## GIVEN EXERCISE
Among the entries below, find the line with "Give me the", then quote it and each following line up to and including the line with "Chart.register(...registerables);", and nothing else.

* Start *

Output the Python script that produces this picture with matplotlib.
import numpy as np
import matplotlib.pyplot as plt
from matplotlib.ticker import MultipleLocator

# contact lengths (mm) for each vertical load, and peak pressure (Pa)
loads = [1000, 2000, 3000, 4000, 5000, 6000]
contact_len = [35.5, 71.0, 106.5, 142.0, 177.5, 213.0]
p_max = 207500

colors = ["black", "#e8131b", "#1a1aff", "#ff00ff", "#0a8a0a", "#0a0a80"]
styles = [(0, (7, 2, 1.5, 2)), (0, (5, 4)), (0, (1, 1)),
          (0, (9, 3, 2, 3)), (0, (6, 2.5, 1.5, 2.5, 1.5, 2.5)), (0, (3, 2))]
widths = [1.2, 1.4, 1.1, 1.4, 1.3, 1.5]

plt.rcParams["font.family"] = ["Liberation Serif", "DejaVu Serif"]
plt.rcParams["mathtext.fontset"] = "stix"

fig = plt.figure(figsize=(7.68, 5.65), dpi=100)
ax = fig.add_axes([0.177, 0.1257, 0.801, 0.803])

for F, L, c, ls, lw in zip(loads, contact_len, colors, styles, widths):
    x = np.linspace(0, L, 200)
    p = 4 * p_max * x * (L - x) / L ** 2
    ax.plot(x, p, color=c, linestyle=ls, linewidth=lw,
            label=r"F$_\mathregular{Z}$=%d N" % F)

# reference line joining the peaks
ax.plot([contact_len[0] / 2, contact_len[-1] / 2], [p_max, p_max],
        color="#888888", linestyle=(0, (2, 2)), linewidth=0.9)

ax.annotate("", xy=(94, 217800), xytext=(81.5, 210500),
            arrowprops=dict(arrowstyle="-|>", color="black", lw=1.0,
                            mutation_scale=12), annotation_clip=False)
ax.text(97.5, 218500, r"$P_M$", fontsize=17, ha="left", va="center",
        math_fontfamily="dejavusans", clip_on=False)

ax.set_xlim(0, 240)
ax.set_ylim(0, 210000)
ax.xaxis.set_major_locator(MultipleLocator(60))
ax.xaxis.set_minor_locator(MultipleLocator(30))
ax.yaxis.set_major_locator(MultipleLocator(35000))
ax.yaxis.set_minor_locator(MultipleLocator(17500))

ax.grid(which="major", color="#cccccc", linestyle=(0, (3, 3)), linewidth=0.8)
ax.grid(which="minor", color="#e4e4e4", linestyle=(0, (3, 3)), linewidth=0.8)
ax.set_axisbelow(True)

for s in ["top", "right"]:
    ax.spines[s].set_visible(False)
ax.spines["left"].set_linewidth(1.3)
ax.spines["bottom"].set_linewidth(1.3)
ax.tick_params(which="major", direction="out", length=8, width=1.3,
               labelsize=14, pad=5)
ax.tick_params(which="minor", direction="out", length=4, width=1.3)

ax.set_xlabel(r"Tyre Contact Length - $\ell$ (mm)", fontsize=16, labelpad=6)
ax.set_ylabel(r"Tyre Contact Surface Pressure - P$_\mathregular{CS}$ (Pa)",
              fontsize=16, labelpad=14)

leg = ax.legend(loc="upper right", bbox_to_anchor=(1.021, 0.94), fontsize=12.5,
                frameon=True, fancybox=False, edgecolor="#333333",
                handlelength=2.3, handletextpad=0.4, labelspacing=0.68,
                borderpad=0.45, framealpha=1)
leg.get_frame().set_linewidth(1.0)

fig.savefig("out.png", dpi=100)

* End *
* Start *

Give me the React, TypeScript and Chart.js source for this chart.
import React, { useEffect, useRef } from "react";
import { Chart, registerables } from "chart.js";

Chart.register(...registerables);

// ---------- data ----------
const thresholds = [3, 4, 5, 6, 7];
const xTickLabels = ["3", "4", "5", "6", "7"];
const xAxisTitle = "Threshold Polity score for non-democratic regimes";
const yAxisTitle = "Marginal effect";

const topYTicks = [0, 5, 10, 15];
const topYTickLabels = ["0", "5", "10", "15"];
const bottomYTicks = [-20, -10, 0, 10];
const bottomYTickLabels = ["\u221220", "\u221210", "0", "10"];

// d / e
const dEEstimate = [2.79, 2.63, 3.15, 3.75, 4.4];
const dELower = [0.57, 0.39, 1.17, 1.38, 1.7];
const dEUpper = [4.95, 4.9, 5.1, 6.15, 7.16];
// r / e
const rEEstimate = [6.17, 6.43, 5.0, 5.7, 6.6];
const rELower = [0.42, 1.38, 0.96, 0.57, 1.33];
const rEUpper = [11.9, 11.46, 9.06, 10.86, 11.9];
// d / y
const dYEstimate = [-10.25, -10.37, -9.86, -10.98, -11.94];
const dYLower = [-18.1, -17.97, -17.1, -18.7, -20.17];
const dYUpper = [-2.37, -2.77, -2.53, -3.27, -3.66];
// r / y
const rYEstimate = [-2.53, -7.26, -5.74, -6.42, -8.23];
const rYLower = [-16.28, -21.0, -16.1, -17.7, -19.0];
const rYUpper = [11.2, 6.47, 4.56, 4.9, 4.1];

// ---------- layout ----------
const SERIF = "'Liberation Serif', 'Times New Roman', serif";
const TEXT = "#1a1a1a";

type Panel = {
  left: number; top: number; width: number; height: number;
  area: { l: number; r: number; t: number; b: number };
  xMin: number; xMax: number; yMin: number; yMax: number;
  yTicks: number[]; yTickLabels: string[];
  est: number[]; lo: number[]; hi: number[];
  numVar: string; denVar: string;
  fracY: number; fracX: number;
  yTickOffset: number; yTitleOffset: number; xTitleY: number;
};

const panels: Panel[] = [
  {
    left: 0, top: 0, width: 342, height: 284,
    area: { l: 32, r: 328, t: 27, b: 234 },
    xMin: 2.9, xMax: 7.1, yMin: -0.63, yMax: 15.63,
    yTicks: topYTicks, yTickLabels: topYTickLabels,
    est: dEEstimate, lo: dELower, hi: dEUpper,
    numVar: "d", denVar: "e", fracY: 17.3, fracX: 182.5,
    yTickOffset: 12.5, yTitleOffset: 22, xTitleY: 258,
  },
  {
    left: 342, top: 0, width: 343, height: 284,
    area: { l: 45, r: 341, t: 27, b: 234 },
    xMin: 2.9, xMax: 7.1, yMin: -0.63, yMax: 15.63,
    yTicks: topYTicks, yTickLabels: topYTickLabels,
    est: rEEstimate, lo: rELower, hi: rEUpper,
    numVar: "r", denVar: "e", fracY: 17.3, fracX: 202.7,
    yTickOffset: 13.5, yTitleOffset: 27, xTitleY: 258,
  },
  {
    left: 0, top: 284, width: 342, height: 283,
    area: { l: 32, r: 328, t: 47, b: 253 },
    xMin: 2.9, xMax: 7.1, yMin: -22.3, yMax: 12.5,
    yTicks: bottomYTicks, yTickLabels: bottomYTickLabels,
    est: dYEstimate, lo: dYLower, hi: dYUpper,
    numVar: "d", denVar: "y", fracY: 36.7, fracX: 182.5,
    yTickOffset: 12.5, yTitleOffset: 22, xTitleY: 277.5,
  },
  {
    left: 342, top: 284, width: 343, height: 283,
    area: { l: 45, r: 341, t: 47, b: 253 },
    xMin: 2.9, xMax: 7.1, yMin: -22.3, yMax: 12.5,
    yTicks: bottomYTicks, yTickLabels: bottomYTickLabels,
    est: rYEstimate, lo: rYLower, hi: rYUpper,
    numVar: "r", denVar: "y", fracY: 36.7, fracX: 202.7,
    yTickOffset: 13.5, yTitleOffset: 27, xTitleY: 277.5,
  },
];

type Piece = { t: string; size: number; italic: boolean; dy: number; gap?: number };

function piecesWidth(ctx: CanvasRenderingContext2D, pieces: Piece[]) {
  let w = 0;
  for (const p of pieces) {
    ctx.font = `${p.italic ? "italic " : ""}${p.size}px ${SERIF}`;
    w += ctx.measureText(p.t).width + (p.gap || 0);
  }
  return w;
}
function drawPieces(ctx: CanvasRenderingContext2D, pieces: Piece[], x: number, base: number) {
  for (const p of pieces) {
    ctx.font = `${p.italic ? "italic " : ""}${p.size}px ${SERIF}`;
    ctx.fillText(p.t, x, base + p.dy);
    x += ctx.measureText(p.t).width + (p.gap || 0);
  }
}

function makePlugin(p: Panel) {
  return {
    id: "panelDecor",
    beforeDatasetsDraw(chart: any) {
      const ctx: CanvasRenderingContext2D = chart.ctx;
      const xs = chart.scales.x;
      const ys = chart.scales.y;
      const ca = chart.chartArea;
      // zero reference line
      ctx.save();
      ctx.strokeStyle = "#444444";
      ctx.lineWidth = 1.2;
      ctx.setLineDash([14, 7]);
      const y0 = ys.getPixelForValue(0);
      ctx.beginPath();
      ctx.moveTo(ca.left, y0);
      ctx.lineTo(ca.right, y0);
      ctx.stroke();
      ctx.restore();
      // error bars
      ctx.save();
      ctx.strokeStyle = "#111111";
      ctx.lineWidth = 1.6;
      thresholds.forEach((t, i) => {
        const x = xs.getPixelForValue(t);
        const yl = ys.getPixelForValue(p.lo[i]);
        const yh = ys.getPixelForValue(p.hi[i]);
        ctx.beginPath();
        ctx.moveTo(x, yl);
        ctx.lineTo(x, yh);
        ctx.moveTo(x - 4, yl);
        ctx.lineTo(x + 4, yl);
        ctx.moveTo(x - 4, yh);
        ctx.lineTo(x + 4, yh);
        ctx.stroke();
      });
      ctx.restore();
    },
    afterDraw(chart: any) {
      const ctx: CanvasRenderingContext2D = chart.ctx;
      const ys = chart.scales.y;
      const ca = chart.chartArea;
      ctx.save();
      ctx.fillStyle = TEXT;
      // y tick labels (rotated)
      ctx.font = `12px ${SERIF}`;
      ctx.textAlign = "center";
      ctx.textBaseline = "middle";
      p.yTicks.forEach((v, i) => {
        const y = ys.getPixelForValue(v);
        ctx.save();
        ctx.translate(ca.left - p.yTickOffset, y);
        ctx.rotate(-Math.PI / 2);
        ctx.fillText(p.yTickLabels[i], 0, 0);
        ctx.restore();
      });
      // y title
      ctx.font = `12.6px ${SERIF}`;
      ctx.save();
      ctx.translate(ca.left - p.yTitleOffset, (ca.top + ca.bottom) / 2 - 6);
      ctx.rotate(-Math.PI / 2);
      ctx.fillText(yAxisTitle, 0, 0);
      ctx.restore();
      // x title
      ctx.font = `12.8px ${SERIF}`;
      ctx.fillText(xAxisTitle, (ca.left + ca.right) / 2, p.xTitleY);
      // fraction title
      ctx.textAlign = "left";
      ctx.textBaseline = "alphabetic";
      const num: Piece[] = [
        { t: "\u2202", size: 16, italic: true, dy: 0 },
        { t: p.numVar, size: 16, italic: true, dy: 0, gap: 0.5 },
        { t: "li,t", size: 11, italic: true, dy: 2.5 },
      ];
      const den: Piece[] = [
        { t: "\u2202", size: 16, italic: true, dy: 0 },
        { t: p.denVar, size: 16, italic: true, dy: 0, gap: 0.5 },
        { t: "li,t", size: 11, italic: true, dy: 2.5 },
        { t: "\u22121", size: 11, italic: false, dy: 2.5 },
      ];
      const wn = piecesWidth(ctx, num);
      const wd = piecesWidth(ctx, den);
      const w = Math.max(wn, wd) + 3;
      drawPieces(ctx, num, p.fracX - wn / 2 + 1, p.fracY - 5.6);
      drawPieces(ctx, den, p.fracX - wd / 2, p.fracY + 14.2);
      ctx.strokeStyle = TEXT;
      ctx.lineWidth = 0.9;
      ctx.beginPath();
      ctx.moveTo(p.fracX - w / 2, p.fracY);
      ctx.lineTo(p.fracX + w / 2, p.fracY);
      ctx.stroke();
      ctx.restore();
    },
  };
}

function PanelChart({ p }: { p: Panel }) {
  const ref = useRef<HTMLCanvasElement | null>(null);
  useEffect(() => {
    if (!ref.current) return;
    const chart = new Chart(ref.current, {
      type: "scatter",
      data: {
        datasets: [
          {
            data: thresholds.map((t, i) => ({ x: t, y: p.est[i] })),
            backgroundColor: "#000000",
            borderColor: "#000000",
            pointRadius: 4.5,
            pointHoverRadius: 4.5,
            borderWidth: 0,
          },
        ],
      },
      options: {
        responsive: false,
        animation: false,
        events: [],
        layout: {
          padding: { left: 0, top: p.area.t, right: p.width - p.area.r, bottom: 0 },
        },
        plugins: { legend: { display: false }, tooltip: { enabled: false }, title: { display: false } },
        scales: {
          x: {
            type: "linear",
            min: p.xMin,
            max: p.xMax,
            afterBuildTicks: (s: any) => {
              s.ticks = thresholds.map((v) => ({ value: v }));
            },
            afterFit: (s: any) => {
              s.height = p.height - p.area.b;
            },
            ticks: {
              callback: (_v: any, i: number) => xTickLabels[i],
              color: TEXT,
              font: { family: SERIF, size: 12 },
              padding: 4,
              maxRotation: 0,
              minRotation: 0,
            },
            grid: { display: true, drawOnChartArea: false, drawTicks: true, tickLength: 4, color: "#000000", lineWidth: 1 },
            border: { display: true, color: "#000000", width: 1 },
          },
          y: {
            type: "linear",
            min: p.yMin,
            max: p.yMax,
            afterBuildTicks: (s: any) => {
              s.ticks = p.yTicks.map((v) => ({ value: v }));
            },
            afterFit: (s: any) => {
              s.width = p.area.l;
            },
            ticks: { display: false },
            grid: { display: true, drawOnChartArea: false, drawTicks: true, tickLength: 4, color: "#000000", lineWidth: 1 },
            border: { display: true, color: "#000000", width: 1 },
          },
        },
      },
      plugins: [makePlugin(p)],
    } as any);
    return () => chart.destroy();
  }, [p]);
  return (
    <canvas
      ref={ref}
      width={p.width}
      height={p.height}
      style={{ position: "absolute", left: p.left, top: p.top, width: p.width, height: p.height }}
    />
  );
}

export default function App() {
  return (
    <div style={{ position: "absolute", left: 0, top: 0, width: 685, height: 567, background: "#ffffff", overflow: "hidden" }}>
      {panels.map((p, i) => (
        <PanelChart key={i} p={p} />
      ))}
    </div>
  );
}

* End *

## PROBLEM SOLUTION
Give me the React, TypeScript and Chart.js source for this chart.
import React, { useEffect, useRef } from "react";
import { Chart, registerables } from "chart.js";

Chart.register(...registerables);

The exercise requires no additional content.